### Data for this task:
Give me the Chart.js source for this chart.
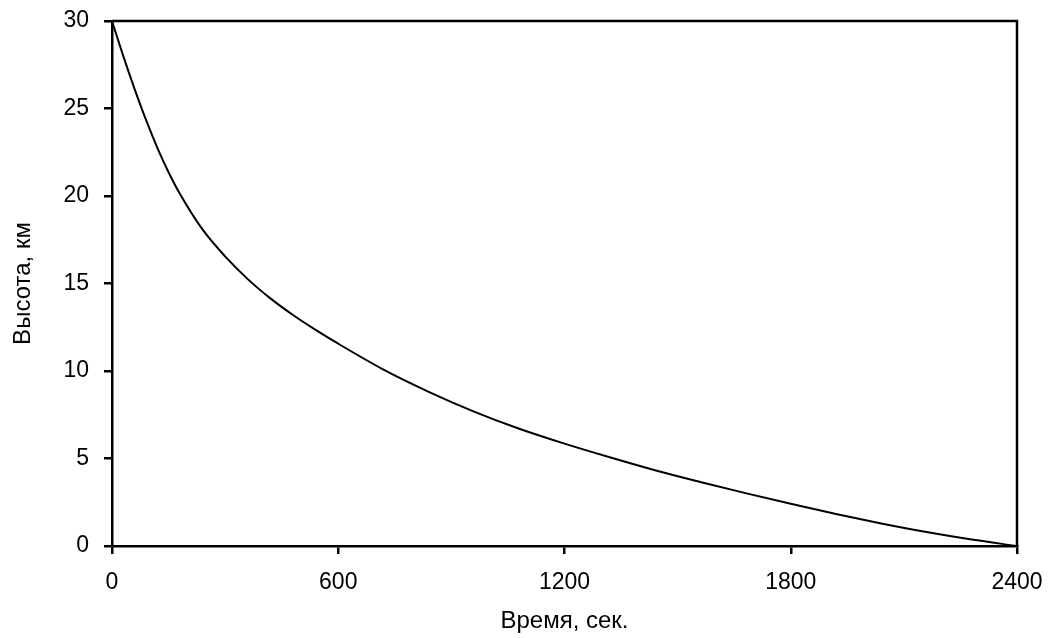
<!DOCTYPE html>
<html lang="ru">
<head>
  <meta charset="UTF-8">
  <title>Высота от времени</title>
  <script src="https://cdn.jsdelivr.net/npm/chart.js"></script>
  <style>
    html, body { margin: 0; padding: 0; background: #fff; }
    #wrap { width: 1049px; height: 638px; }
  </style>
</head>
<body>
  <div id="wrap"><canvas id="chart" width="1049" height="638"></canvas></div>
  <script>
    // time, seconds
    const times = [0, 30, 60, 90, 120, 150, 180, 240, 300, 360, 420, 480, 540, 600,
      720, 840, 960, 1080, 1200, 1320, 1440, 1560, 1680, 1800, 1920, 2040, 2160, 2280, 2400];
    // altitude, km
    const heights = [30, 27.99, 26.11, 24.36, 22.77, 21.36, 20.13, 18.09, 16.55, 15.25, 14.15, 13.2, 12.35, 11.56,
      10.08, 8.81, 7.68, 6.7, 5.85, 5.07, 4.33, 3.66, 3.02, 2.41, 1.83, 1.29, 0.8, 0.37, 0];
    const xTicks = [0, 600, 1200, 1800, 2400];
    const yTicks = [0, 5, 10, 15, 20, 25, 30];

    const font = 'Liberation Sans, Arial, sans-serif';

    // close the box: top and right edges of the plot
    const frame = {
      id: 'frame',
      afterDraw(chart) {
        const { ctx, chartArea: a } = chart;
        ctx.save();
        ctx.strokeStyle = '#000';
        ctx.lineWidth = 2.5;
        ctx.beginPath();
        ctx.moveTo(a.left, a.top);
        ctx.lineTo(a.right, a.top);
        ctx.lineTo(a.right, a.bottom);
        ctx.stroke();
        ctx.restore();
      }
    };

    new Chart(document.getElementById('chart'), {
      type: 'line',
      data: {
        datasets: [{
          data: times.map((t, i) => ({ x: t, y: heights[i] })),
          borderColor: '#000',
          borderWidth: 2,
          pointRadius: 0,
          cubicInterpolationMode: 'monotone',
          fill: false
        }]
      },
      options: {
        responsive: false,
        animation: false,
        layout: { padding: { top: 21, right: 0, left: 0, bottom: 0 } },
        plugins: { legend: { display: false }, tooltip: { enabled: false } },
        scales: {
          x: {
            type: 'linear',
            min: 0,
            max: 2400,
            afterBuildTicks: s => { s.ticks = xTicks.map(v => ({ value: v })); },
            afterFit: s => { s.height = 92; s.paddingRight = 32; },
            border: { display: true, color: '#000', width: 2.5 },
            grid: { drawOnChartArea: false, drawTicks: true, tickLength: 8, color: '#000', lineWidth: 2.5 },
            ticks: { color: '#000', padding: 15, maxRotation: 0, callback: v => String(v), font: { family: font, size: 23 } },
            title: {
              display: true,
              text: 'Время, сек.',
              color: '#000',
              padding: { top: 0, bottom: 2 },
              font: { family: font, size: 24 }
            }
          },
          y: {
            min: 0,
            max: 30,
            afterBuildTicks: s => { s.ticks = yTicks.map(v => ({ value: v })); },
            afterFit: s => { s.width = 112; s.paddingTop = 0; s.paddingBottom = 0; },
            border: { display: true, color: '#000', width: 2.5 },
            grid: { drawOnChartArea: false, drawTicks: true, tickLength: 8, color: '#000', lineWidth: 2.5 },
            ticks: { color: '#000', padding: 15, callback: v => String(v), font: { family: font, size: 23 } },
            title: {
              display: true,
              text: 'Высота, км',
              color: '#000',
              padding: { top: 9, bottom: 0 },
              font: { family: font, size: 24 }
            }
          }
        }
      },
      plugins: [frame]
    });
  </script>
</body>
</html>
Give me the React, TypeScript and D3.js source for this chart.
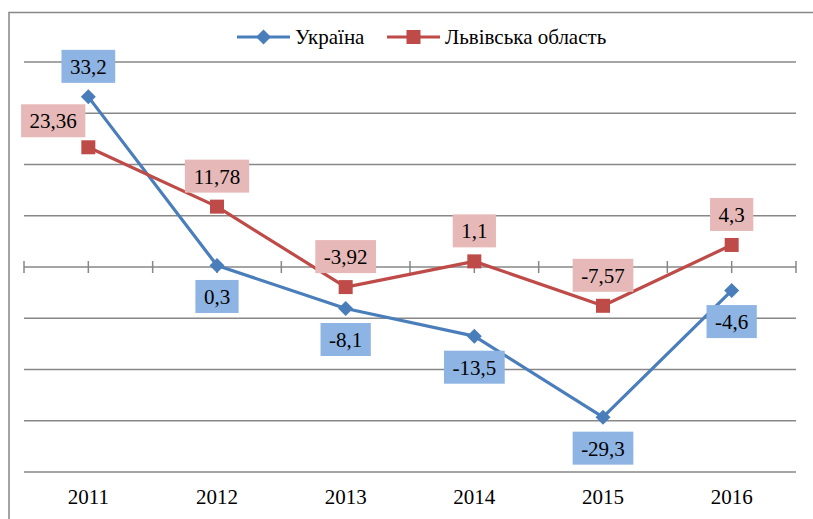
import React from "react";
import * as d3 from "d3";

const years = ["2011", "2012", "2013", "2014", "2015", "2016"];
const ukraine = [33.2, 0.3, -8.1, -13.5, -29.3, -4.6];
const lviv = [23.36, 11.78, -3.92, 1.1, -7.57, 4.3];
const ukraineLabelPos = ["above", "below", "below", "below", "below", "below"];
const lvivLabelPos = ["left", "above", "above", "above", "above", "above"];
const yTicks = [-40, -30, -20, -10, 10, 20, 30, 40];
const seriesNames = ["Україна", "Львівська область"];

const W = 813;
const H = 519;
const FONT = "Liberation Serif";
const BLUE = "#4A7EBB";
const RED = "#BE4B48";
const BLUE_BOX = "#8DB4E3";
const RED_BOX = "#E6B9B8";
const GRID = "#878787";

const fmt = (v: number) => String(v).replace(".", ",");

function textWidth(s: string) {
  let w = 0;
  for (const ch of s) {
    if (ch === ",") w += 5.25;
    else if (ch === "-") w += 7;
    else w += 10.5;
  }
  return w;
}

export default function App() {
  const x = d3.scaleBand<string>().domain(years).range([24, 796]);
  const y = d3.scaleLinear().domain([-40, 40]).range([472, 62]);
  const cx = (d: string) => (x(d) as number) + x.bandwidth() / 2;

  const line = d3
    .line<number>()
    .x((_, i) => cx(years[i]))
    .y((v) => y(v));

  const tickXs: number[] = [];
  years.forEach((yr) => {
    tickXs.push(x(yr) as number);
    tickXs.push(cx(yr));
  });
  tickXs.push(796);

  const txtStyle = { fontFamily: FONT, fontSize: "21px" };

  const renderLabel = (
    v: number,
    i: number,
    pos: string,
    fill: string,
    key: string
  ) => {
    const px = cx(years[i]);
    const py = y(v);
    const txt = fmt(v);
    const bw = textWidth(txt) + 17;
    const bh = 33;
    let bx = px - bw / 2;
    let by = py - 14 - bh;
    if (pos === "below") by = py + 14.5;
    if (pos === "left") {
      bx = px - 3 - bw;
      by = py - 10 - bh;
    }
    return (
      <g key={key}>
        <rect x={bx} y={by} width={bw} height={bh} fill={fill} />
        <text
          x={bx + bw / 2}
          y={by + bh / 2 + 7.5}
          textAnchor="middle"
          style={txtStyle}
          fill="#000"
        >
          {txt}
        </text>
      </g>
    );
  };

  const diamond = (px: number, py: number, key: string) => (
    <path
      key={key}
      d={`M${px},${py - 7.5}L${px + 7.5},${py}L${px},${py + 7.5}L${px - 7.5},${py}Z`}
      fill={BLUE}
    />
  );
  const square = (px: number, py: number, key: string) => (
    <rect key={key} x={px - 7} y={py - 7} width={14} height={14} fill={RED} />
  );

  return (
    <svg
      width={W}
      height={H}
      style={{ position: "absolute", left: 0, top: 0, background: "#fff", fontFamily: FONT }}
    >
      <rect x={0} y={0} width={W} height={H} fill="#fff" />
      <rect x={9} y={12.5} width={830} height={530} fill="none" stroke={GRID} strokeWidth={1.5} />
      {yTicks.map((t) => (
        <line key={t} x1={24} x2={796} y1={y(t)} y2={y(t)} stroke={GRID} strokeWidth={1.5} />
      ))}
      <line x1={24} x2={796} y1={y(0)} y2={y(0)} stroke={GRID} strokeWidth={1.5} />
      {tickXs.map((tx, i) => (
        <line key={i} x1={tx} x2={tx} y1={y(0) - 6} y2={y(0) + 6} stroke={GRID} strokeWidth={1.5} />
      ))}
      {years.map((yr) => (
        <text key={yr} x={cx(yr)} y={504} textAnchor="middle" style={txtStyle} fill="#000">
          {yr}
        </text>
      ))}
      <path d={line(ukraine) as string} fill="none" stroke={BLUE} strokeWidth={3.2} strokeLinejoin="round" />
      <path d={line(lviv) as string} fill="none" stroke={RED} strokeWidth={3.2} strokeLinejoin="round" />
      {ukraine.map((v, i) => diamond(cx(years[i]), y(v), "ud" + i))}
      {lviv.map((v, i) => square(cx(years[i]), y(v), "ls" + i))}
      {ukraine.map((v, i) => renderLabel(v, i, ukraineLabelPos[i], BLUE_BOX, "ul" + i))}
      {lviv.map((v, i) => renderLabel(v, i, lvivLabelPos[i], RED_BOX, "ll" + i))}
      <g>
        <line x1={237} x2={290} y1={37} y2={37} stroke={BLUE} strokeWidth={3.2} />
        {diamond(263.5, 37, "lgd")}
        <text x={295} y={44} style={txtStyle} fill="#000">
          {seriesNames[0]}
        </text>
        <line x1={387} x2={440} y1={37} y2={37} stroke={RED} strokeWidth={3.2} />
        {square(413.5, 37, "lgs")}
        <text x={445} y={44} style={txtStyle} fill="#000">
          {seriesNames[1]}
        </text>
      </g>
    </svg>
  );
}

### What to do:
Lines that include the word "source" — how many are there in the data? Answer with the number alone.

### Worked solution:
2